James Joyce was born on February 2, 1882, in Dublin and remains an important figure to modernist writing and Irish literary tradition. Here are just some of the many writers who have been influenced by his work and legacy.
1. Sally Rooney
Sally Rooney is not only a huge name in Irish literature right now, but a global celebrity of contemporary fiction. Her most recent novel, Beautiful World, Where Are You, features an homage to Joyce’s short story “The Dead” in the form of her character Felix singing “The Lass of Aughrim.” This traditional Irish folk song is famed for its role in the Dubliners short story, and brings a similar kind of depth to character to Rooney’s work as in Joyce’s.
2. Zadie Smith
Zadie Smith, best known for her debut novel White Teeth, takes a lot of stylistic inspiration from Joyce. She regards him as “the ultimate realist because he is trying to convey how experience really feels.” Smith’s 2012 book NW clearly embodies the ambition of Ulysses. Similarly to how each “episode” of Ulysses is written in a different narrative style, the five parts of NW shift between Joycean stream-of-consciousness, screenplay format, first-person, third-person, and more. The New York Times has noted that her work very much feels “guided by James Joyce’s maximalist standard.”

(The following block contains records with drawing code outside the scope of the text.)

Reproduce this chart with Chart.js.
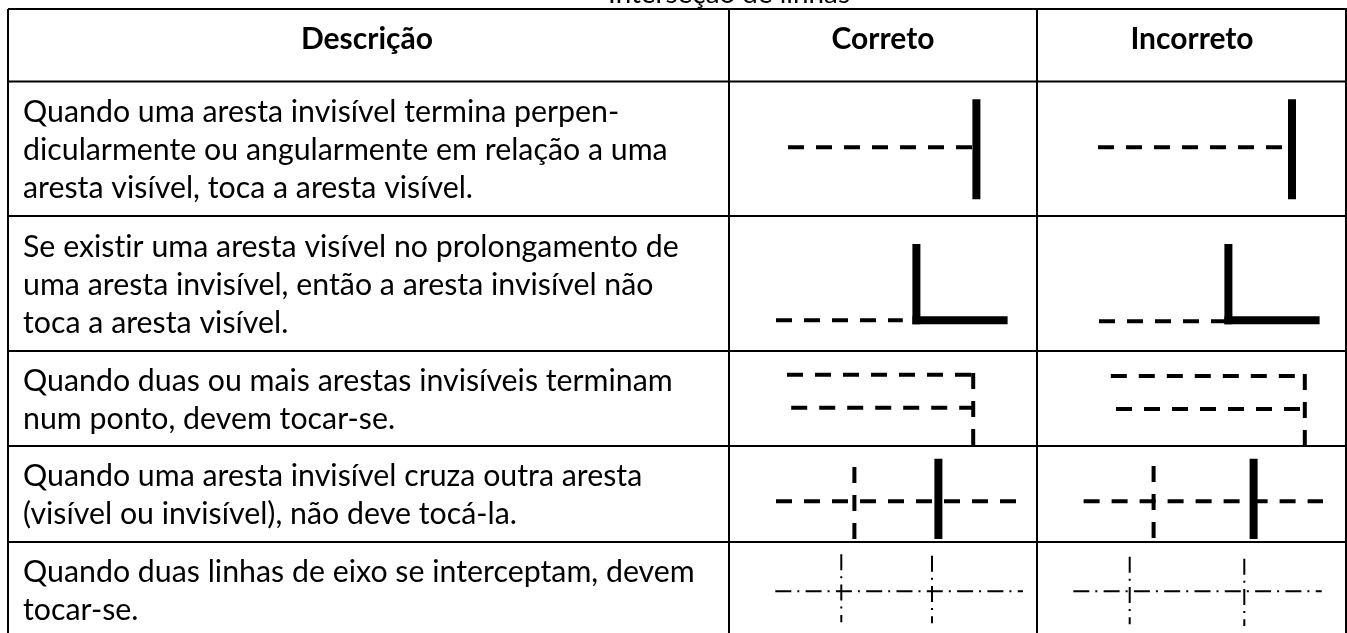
<!DOCTYPE html>
<html lang="pt">
<head>
<meta charset="utf-8">
<title>Interseção de linhas</title>
<script src="https://cdn.jsdelivr.net/npm/chart.js@4/dist/chart.umd.min.js"></script>
<style>
html, body { margin: 0; padding: 0; background: #fff; overflow: hidden; }
#wrap { position: absolute; left: 0; top: 0; width: 1347px; height: 633px; }
</style>
</head>
<body>
<div id="wrap"><canvas id="chart"></canvas></div>
<script>
// picture units: x 0-1347, y 0-633
const titleLabel = ["Interseção de linhas"];
const headerLabels = ["Descrição", "Correto", "Incorreto"];
const headerX = [367, 883, 1192];
const descriptionLines = [
    "Quando uma aresta invisível termina perpen-",
    "dicularmente ou angularmente em relação a uma",
    "aresta visível, toca a aresta visível.",
    "Se existir uma aresta visível no prolongamento de",
    "uma aresta invisível, então a aresta invisível não",
    "toca a aresta visível.",
    "Quando duas ou mais arestas invisíveis terminam",
    "num ponto, devem tocar-se.",
    "Quando uma aresta invisível cruza outra aresta",
    "(visível ou invisível), não deve tocá-la.",
    "Quando duas linhas de eixo se interceptam, devem",
    "tocar-se."
];
const descriptionY = [112.5, 150.5, 188.5, 247, 285, 323, 381, 419, 476, 514, 572, 610];

const ruleRowsY = [9, 81.5, 216, 351, 446, 542];
const ruleColsX = [8, 729, 1037, 1346];

// each list: [x1, y1, x2, y2]
const visibleEdges = [
    [976.4, 99.3, 976.4, 199.3],
    [1292, 99.3, 1292, 199.3],
    [916.4, 244, 916.4, 324.3],
    [912.4, 320.3, 1007.6, 320.3],
    [1228.4, 244, 1228.4, 324.3],
    [1224.4, 320.3, 1319.6, 320.3],
    [938.4, 458.7, 938.4, 539],
    [1253.6, 458.7, 1253.6, 539]
];
const hiddenEdges = [
    [788, 147.3, 972.8, 147.3],
    [1098, 147.3, 1282, 147.3],
    [776, 320.3, 902.8, 320.3],
    [1099, 321.3, 1226, 321.3],
    [787, 374.7, 975, 374.7],
    [791.2, 407.7, 975, 407.7],
    [973.2, 373, 973.2, 445],
    [1110.8, 376, 1295.6, 376],
    [1116, 409, 1302, 409],
    [1304.8, 374, 1304.8, 445],
    [776, 501.3, 1016, 501.3],
    [854.4, 467, 854.4, 539],
    [1083.6, 501.3, 1323, 501.3],
    [1153.6, 466, 1153.6, 538]
];
const axisLines = [
    [775.3, 591.3, 1023, 591.3],
    [841.3, 554.3, 841.3, 622.3],
    [932, 555.7, 932, 623.3],
    [1073.3, 591.3, 1321.7, 591.3],
    [1129.7, 556.7, 1129.7, 624.3],
    [1244.3, 558.7, 1244.3, 626]
];

const fontBase = "Lato";

function segment(seg, width, dash) {
    return {
        data: [{ x: seg[0], y: seg[1] }, { x: seg[2], y: seg[3] }],
        showLine: true,
        borderColor: "#000",
        borderWidth: width,
        borderDash: dash,
        pointRadius: 0,
        tension: 0
    };
}

const Table = {
    datasets: function() {
        const sets = [];
        ruleRowsY.forEach(y => sets.push(segment([ruleColsX[0], y, 1347, y], 2, [])));
        ruleColsX.forEach(x => sets.push(segment([x, ruleRowsY[0], x, 633], 2, [])));
        visibleEdges.forEach(s => sets.push(segment(s, 8, [])));
        hiddenEdges.forEach(s => sets.push(segment(s, 4, [16, 12])));
        axisLines.forEach(s => sets.push(segment(s, 2, [16, 6, 2, 6.3])));
        return sets;
    }
};

const tableText = {
    id: "tableText",
    afterDatasetsDraw(chart) {
        const ctx = chart.ctx;
        const sx = chart.scales.x;
        const sy = chart.scales.y;
        ctx.save();
        ctx.fillStyle = "#000";
        // small spacing keeps the "ti" ligature of Lato off
        ctx.letterSpacing = "0.01px";

        ctx.textAlign = "center";
        ctx.textBaseline = "alphabetic";
        ctx.font = "27.8px " + fontBase;
        ctx.fillText(titleLabel[0], sx.getPixelForValue(729), sy.getPixelForValue(2.5));

        ctx.textBaseline = "middle";
        ctx.font = "bold 30px " + fontBase;
        headerLabels.forEach((t, i) => {
            ctx.fillText(t, sx.getPixelForValue(headerX[i]), sy.getPixelForValue(39));
        });

        ctx.textAlign = "left";
        ctx.font = "30.3px " + fontBase;
        descriptionLines.forEach((t, i) => {
            ctx.fillText(t, sx.getPixelForValue(23), sy.getPixelForValue(descriptionY[i]));
        });
        ctx.restore();
    }
};

new Chart(document.getElementById("chart").getContext("2d"), {
    type: "scatter",
    data: { datasets: Table.datasets() },
    options: {
        responsive: true,
        maintainAspectRatio: false,
        animation: false,
        layout: { padding: 0 },
        plugins: { legend: { display: false }, tooltip: { enabled: false } },
        scales: {
            x: { type: "linear", min: 0, max: 1347, display: false },
            y: { type: "linear", min: 0, max: 633, reverse: true, display: false }
        }
    },
    plugins: [tableText]
});
</script>
</body>
</html>
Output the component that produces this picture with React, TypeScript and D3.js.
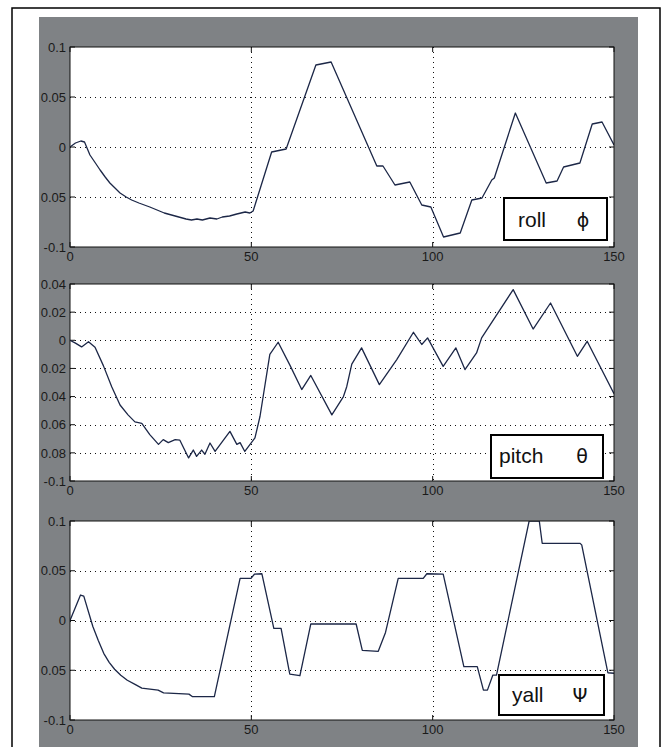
import React from "react";
import * as d3 from "d3";

const rollData: [number, number][] = [
  [0, 0], [1.5, 0.004], [3, 0.006], [4, 0.005], [5.5, -0.008], [7, -0.016], [8.3, -0.023],
  [9.7, -0.03], [11, -0.036], [12.4, -0.041], [13.8, -0.046], [15.5, -0.05], [17, -0.053],
  [19, -0.056], [22, -0.06], [24, -0.063], [26, -0.066], [28, -0.068], [30, -0.07],
  [32, -0.072], [33.5, -0.073], [35, -0.072], [36.5, -0.073], [38.6, -0.071], [40.5, -0.072],
  [42, -0.07], [44, -0.069], [46, -0.067], [48.3, -0.065], [49.6, -0.066], [50.5, -0.064],
  [55.6, -0.005], [59.6, -0.002], [67.8, 0.082], [72, 0.085], [84.6, -0.019], [86.3, -0.019],
  [89.6, -0.038], [93.7, -0.035], [97, -0.058], [99.5, -0.06], [103, -0.09], [107.6, -0.086],
  [110.8, -0.053], [113.6, -0.051], [116.3, -0.033], [117, -0.031], [122.8, 0.034],
  [131.3, -0.036], [134.3, -0.034], [136.1, -0.02], [140.6, -0.016], [144, 0.023],
  [146.7, 0.025], [150, 0.002],
];

const pitchData: [number, number][] = [
  [0, 0], [1.5, -0.002], [3.2, -0.0047], [5.1, -0.001], [6.9, -0.005], [9.2, -0.018],
  [11.5, -0.033], [13.8, -0.046], [16, -0.053], [17.9, -0.058], [19.8, -0.059], [22, -0.067],
  [24.4, -0.074], [25.7, -0.0706], [27.1, -0.0727], [29, -0.0706], [30.3, -0.071],
  [32.7, -0.0836], [34, -0.078], [34.9, -0.0825], [36.3, -0.078], [37.2, -0.081],
  [38.6, -0.073], [40, -0.079], [42, -0.072], [44.1, -0.0647], [46, -0.074], [46.9, -0.0727],
  [48.2, -0.079], [51, -0.0694], [52.4, -0.054], [55.1, -0.01], [57.4, -0.0014], [60.7, -0.018],
  [63.9, -0.035], [66.4, -0.025], [72.2, -0.053], [75.4, -0.04], [76.3, -0.033], [77.7, -0.017],
  [80.4, -0.0054], [85.3, -0.0315], [90.1, -0.0137], [94.7, 0.0057], [97, -0.003],
  [98.6, 0.0017], [102.9, -0.0185], [106.4, -0.0054], [108.9, -0.0208], [112.1, -0.009],
  [113.5, 0.0017], [122.2, 0.036], [127.7, 0.008], [132.5, 0.0265], [139.9, -0.0114],
  [142.6, -0.0007], [150, -0.038],
];

const yallData: [number, number][] = [
  [0, 0], [2.9, 0.0256], [3.8, 0.0245], [6.3, -0.006], [7.8, -0.02], [9.3, -0.033],
  [10.8, -0.042], [12.3, -0.049], [14, -0.055], [15.8, -0.06], [17.8, -0.064], [19.8, -0.068],
  [24.3, -0.07], [25.8, -0.0727], [32.8, -0.074], [33.8, -0.0766], [39.8, -0.0766],
  [46.9, 0.0424], [49.9, 0.0424], [50.9, 0.0467], [52.9, 0.047], [56.2, -0.008], [58.2, -0.008],
  [60.6, -0.054], [63.4, -0.0555], [66.4, -0.0035], [78.9, -0.0035], [80.6, -0.03], [85, -0.031],
  [87, -0.012], [90.5, 0.0424], [97.4, 0.0424], [98.4, 0.047], [102.9, 0.0467], [108.6, -0.0464],
  [112.3, -0.0464], [114, -0.07], [115.1, -0.07], [116.6, -0.0548], [117.6, -0.0548],
  [126.6, 0.1], [129.4, 0.1], [130.2, 0.0776], [140.6, 0.0776], [141.1, 0.076],
  [148.3, -0.0525], [150, -0.053],
];

const xTicks = [0, 50, 100, 150];
const xTickLabels = ["0", "50", "100", "150"];

const rollTicks = [0.1, 0.05, 0, -0.05, -0.1];
const rollTickLabels = ["0.1", "0.05", "0", "0.05", "-0.1"];
const pitchTicks = [0.04, 0.02, 0, -0.02, -0.04, -0.06, -0.08, -0.1];
const pitchTickLabels = ["0.04", "0.02", "0", "0.02", "0.04", "0.06", "0.08", "-0.1"];
const yallTicks = [0.1, 0.05, 0, -0.05, -0.1];
const yallTickLabels = ["0.1", "0.05", "0", "0.05", "-0.1"];

const legendNames = ["roll", "pitch", "yall"];
const legendSymbols = ["ϕ", "θ", "Ψ"];

const FONT = "'Liberation Sans', Arial, sans-serif";
const LEFT = 70;
const RIGHT = 614;

interface PanelProps {
  data: [number, number][];
  top: number;
  bottom: number;
  domain: [number, number];
  ticks: number[];
  labels: string[];
  name: string;
  symbol: string;
  box: { x0: number; x1: number; y0: number; y1: number; tx: number; sx: number; base: number };
}

function Panel({ data, top, bottom, domain, ticks, labels, name, symbol, box }: PanelProps) {
  const x = d3.scaleLinear().domain([0, 150]).range([LEFT, RIGHT]);
  const y = d3.scaleLinear().domain(domain).range([bottom, top]);
  const line = d3
    .line<[number, number]>()
    .x((d) => x(d[0]))
    .y((d) => y(Math.max(domain[0], Math.min(domain[1], d[1]))));
  const clipId = `clip-${name}`;
  const [dMin, dMax] = domain;
  return (
    <g>
      <defs>
        <clipPath id={clipId}>
          <rect x={LEFT} y={top} width={RIGHT - LEFT} height={bottom - top} />
        </clipPath>
      </defs>
      <rect x={LEFT} y={top} width={RIGHT - LEFT} height={bottom - top} fill="#ffffff" />
      {ticks
        .filter((t) => t > dMin + 1e-9 && t < dMax - 1e-9)
        .map((t) => (
          <line
            key={`hg${t}`}
            x1={LEFT}
            x2={RIGHT}
            y1={Math.round(y(t)) + 0.5}
            y2={Math.round(y(t)) + 0.5}
            stroke="#111"
            strokeWidth={1}
            strokeDasharray="1,4"
          />
        ))}
      {xTicks
        .filter((t) => t > 0 && t < 150)
        .map((t) => (
          <line
            key={`vg${t}`}
            x1={Math.round(x(t)) + 0.5}
            x2={Math.round(x(t)) + 0.5}
            y1={top}
            y2={bottom}
            stroke="#111"
            strokeWidth={1}
            strokeDasharray="1,4"
          />
        ))}
      {ticks.map((t) => (
        <g key={`yt${t}`}>
          <line x1={LEFT} x2={LEFT + 5} y1={y(t)} y2={y(t)} stroke="#111" strokeWidth={1} />
          <line x1={RIGHT - 5} x2={RIGHT} y1={y(t)} y2={y(t)} stroke="#111" strokeWidth={1} />
        </g>
      ))}
      {xTicks.map((t) => (
        <g key={`xt${t}`}>
          <line x1={x(t)} x2={x(t)} y1={bottom} y2={bottom - 5} stroke="#111" strokeWidth={1} />
          <line x1={x(t)} x2={x(t)} y1={top} y2={top + 5} stroke="#111" strokeWidth={1} />
        </g>
      ))}
      <path
        d={line(data) || ""}
        fill="none"
        stroke="#1c2747"
        strokeWidth={1.3}
        strokeLinejoin="round"
        clipPath={`url(#${clipId})`}
      />
      <rect
        x={LEFT}
        y={top}
        width={RIGHT - LEFT}
        height={bottom - top}
        fill="none"
        stroke="#111"
        strokeWidth={1}
      />
      {ticks.map((t, i) => (
        <text
          key={`yl${t}`}
          x={LEFT - 4}
          y={y(t)}
          dy="0.36em"
          textAnchor="end"
          fontFamily={FONT}
          fontSize={13}
          fill="#1a1a1a"
        >
          {labels[i]}
        </text>
      ))}
      {xTicks.map((t, i) => (
        <text
          key={`xl${t}`}
          x={x(t)}
          y={bottom + 14}
          textAnchor="middle"
          fontFamily={FONT}
          fontSize={13}
          fill="#1a1a1a"
        >
          {xTickLabels[i]}
        </text>
      ))}
      <rect
        x={box.x0}
        y={box.y0}
        width={box.x1 - box.x0}
        height={box.y1 - box.y0}
        fill="#ffffff"
        stroke="#000"
        strokeWidth={2}
      />
      <text x={box.tx} y={box.base} fontFamily={FONT} fontSize={21} fill="#111">
        {name}
      </text>
      <text
        x={box.sx}
        y={box.base}
        textAnchor="middle"
        fontFamily="'DejaVu Sans', 'Liberation Sans', sans-serif"
        fontSize={19}
        fill="#111"
      >
        {symbol}
      </text>
    </g>
  );
}

export default function App() {
  return (
    <svg
      width={670}
      height={747}
      style={{ position: "absolute", left: 0, top: 0, background: "#ffffff" }}
    >
      <rect x={0} y={0} width={670} height={747} fill="#ffffff" />
      <rect x={12} y={8} width={648} height={760} fill="#ffffff" stroke="#000" strokeWidth={1.5} />
      <rect x={39} y={17} width={599} height={740} fill="#7f8285" />
      <Panel
        data={rollData}
        top={47}
        bottom={247}
        domain={[-0.1, 0.1]}
        ticks={rollTicks}
        labels={rollTickLabels}
        name={legendNames[0]}
        symbol={legendSymbols[0]}
        box={{ x0: 504, x1: 607, y0: 198, y1: 240, tx: 518, sx: 583, base: 227 }}
      />
      <Panel
        data={pitchData}
        top={284}
        bottom={481}
        domain={[-0.1, 0.04]}
        ticks={pitchTicks}
        labels={pitchTickLabels}
        name={legendNames[1]}
        symbol={legendSymbols[1]}
        box={{ x0: 491, x1: 603, y0: 435, y1: 478, tx: 499, sx: 582, base: 463 }}
      />
      <Panel
        data={yallData}
        top={521}
        bottom={720}
        domain={[-0.1, 0.1]}
        ticks={yallTicks}
        labels={yallTickLabels}
        name={legendNames[2]}
        symbol={legendSymbols[2]}
        box={{ x0: 499, x1: 604, y0: 675, y1: 715, tx: 512, sx: 580, base: 702 }}
      />
    </svg>
  );
}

White Teeth also shows off traces of Joyce’s influence. Her portraiture of immigrant life in London is told with similar unsparing detail and refusal to glamorize as Joyce’s portrayal of middle-class working life in Dublin. Smith’s writing is not only evidence of the longevity of Joyce’s influence, but of the fact that his techniques and style continue to help writers chip away to the core of human experience from different perspectives.
3. Don DeLillo
” . . . it was through Joyce that I learned to see something in language that carried a radiance. Something that made me feel the beauty and fervor of words . . .”DON DELILLO FOR THE PARIS REVIEW
Don DeLillo writes with James Joyce-like maximalism, but with a postmodern flair. He won the National Book Award in 1985 for the novel White Noise, which shows off his use of complex and poetic sentence structure.
4. Colm Tóibín
Colm Tóibín is another major figure of contemporary Irish literature (just recently named the new Irish Fiction Laureate by the Arts Council of Ireland). Tóibín places himself among the lineage of male Irish writers descending from James Joyce. He has said they have a tradition of “mining their childhoods” for inspiration and finding it in things like student life, Catholicism, lively streets of Dublin, cultural tradition, and politics.
The spirit of Joyce’s attention to small, domestic details is present in much of today’s Irish literature and much of Tóibín’s work as well. His novel Brooklyn describes Eilis Lacey’s small town in Ireland with a similar homey sense of place and level of care to the way Joyce captures the feeling of Dublin in Dubliners.
One Hundred Years of James Joyce’s “Ulysses,” an essay collection commemorating the publication of Joyce’s magnum opus, comes out in June 2022 from the Penn State University Press and is edited by Tóibín. February 2, 2022 marks a century of Ulysses.
5. Virginia Woolf
“Never did I read such tosh,” is how Virginia Woolf summed up her experience of reading Ulysses. Although she was clearly influenced by Joyce, maybe a better way of putting it would be that Woolf was driven to create out of spite for his writing. She famously described Ulysses in her personal diaries as “An illiterate, underbred book . . . the book of a self-taught working man, & we all know how distressing they are, how egotistic, insistent, raw, striking, & ultimately nauseating. When one can have the cooked flesh, why have the raw?” She found the genius of Ulysses to be negated by its crudeness.
Woolf despised the vulgarity of Ulysses (granted, it does contain gratuitous dog pissing, pimple scratching, gas passing, and more). She and her husband rejected an offer to publish it with Hogarth Press for this reason, along with the fact of its nearly 800 page length.
As for Joyce’s direct influence on her work — Woolf’s modernist novel Mrs. Dalloway is often thought to be a response to Ulysses, with its similar complex structure, variety of narrative techniques, and the fact that it is set over the course of one day in June. With Mrs. Dalloway, Woolf took care to write a story much less crass and more “refined” than Ulysses.